Ya Nebi! Sana olan özlem hiç bitmiyor, dinmiyor. Rabbimin yarattığı her şeyde, Onun azametini görmeye, senin "Ümmetim, ümmetim" diye seslenişini duymaya çalışıyoruz. Senin yolundan belki de tam olarak gidemiyoruz, ama senden şefaat bekliyoruz. Bir gün gelip bu dünyadaki görevimiz bittiğinde bizi gerçek alemde kucaklamanı bekliyoruz. Sana selam olsun ey Sevgililer Sevgilisi. Kalbimiz yanarak özlemimiz bir kat daha artarak yalvarıyoruz Rabbimize. Bizi sana layık ümmet etsin. Layık etsin ki ebedi alemde ebediyen seninle olalım.



şefaat YA RASULALLAH şefaat YA RASULALLAH şefaat YA RASULALLAH

EFENDİME MEKTUP


Asrın günahkârları adına, Efendiler Efendisine (s.a.v),

Sana gel demeye yüzümüz yok Efendim.
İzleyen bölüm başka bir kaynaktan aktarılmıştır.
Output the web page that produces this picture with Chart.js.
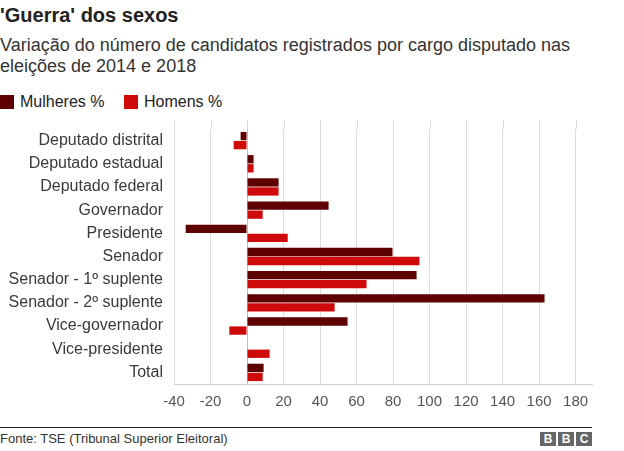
<!DOCTYPE html>
<html lang="pt">
<head>
<meta charset="utf-8">
<script src="https://cdn.jsdelivr.net/npm/chart.js@4"></script>
<style>
    html, body { margin: 0; padding: 0; background: #fff; }
    body { width: 624px; height: 451px; position: relative; overflow: hidden; font-family: 'Liberation Sans', Arial, Helvetica, sans-serif; }
    .title { position: absolute; left: 0; top: 4px; font-size: 20px; line-height: 22px; font-weight: bold; color: #222; }
    .subtitle { position: absolute; left: 0; top: 35px; font-size: 18px; line-height: 20.5px; color: #333; width: 620px; }
    .legend { position: absolute; top: 94px; left: 0; font-size: 16px; line-height: 16px; color: #222; }
    .legend span.item { position: absolute; white-space: nowrap; }
    .legend i { position: absolute; top: 1px; left: 0; width: 14px; height: 14px; }
    .legend b { position: absolute; left: 20px; top: 0; font-weight: normal; }
    #chart-box { position: absolute; left: 0; top: 120px; width: 624px; height: 304px; }
    .rule { position: absolute; left: 0; top: 427px; width: 592px; height: 1px; background: #222; }
    .source { position: absolute; left: 0; top: 432px; font-size: 13px; line-height: 14px; color: #333; }
    .bbc { position: absolute; top: 432px; left: 540px; }
    .bbc span { position: absolute; top: 0; width: 16px; height: 14px; background: #666; color: #fff; font-weight: bold; font-size: 12px; line-height: 14px; text-align: center; }
</style>
</head>
<body>
<div class="title">'Guerra' dos sexos</div>
<div class="subtitle">Variação do número de candidatos registrados por cargo disputado nas eleições de 2014 e 2018</div>
<div class="legend" id="legend"></div>
<div id="chart-box"><canvas id="sexChart"></canvas></div>
<div class="rule"></div>
<div class="source">Fonte: TSE (Tribunal Superior Eleitoral)</div>
<div class="bbc"><span style="left:0">B</span><span style="left:18px">B</span><span style="left:36px">C</span></div>

<script>
// Data (% change 2014 -> 2018)
const cargos = ['Deputado distrital', 'Deputado estadual', 'Deputado federal', 'Governador', 'Presidente',
    'Senador', 'Senador - 1º suplente', 'Senador - 2º suplente', 'Vice-governador', 'Vice-presidente', 'Total'];
const mulheres = [-3.5, 3.6, 17.3, 44.7, -33.6, 79.7, 92.9, 163, 55.1, 0, 9.1];
const homens = [-7.3, 3.6, 17.3, 8.6, 22.3, 94.5, 65.5, 48, -9.7, 12.4, 8.6];
const seriesNames = ['Mulheres %', 'Homens %'];
const xTicks = [-40, -20, 0, 20, 40, 60, 80, 100, 120, 140, 160, 180];

const colors = ['#5f0000', '#cf0a0a'];
const gridColor = '#dcdcdc';
const fontFamily = "'Liberation Sans', Arial, Helvetica, sans-serif";

// HTML legend, matches the BBC layout
document.getElementById('legend').innerHTML = seriesNames.map((name, i) => `
    <span class="item" style="left:${i * 124}px"><i style="background:${colors[i]}"></i><b>${name}</b></span>
`).join('');

// gridlines in the reference run a bit above the first category
const gridExtend = {
    id: 'gridExtend',
    beforeDatasetsDraw(chart) {
        const { ctx, chartArea, scales: { x } } = chart;
        ctx.save();
        ctx.strokeStyle = gridColor;
        ctx.lineWidth = 1;
        x.ticks.forEach(t => {
            const px = Math.round(x.getPixelForValue(t.value)) + 0.5;
            ctx.beginPath();
            ctx.moveTo(px, chartArea.top - 9);
            ctx.lineTo(px, chartArea.top);
            ctx.stroke();
        });
        ctx.restore();
    }
};

new Chart(document.getElementById('sexChart').getContext('2d'), {
    type: 'bar',
    data: {
        labels: cargos,
        datasets: [
            { label: seriesNames[0], data: mulheres, backgroundColor: colors[0] },
            { label: seriesNames[1], data: homens, backgroundColor: colors[1] }
        ]
    },
    options: {
        indexAxis: 'y',
        responsive: true,
        maintainAspectRatio: false,
        animation: false,
        categoryPercentage: 0.78,
        barPercentage: 0.92,
        layout: { padding: { top: 9, right: 32, bottom: 4, left: 0 } },
        plugins: { legend: { display: false }, tooltip: { enabled: false } },
        scales: {
            x: {
                min: -40,
                max: 189,
                afterBuildTicks: scale => { scale.ticks = xTicks.map(v => ({ value: v })); },
                grid: {
                    color: c => (c.tick && c.tick.value === 0 ? '#bdbdbd' : gridColor),
                    drawTicks: false
                },
                border: { display: true, color: '#cfcfcf' },
                ticks: { color: '#555', padding: 9, font: { family: fontFamily, size: 15 } }
            },
            y: {
                grid: { display: false, drawTicks: false },
                border: { display: false },
                afterFit: scale => {
                    scale.width = 174;
                    scale.paddingTop = 0;
                    scale.paddingBottom = 0;
                },
                ticks: { color: '#3a3a3a', padding: 11, font: { family: fontFamily, size: 16 } }
            }
        }
    },
    plugins: [gridExtend]
});
</script>
</body>
</html>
Sen kabul buyur bizi, sen davet et de biz varalım o ravzay-ı pâkine yalınayak. Gerekirse yollarında emekleye emekleye, hatta sürünerek, yüzüstü gelelim huzuruna. Sen kabul et ki biz senin uğruna her türlü ezâya, cefâya razıyız.
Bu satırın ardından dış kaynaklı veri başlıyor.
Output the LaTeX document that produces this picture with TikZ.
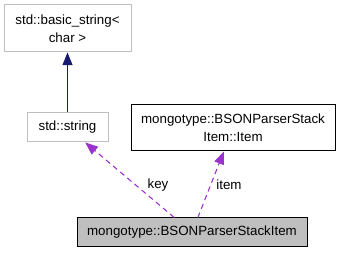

Sümeyyeler (r.a) misali bizi de ayaklarımızdan bağlayıp develeri ters istikamete sürsünler. Bedenlerimiz iki parça olsun. Vücudumuz tek parça olarak kapına gelmekten utanıyoruz. Bir değil bin parça olsun bedenlerimiz de yeter ki kabul et bizi. Kabul et ki Bilâl (r.a) gibi bizi de kızgın kumlara yatırsınlar ve diyebilelim Allahın huzuruna çıkarken, o gün, senin ve dinin için bütün meşakkatlere katlandık diye. Kabul et ki Habbab bin Eret (r.a) gibi bizi de bir hasıra sarmalasınlar ve sonra da yaksınlar. Senin yolunda feda edilmemiş bir can olarak huzuruna gelmekten utanıyoruz Efendim. Yeter ki sen ümmetim diye kabul et bu asrın günahkarlarını Efendim.
Bizi de liva-ül hamd sancağının altında topla, o dehşetli günde. O gün öyle dehşetli gün ki bütün beşeriyet hatta peygamberler dahi nefsî, nefsî.. dediği gündür. Sadece senin ümmetî, ümmetî.. diyeceğin o günde, bizi yani bu acizleri, bu günahkar ümmetini bir halimizle perişan bırakma Efendim.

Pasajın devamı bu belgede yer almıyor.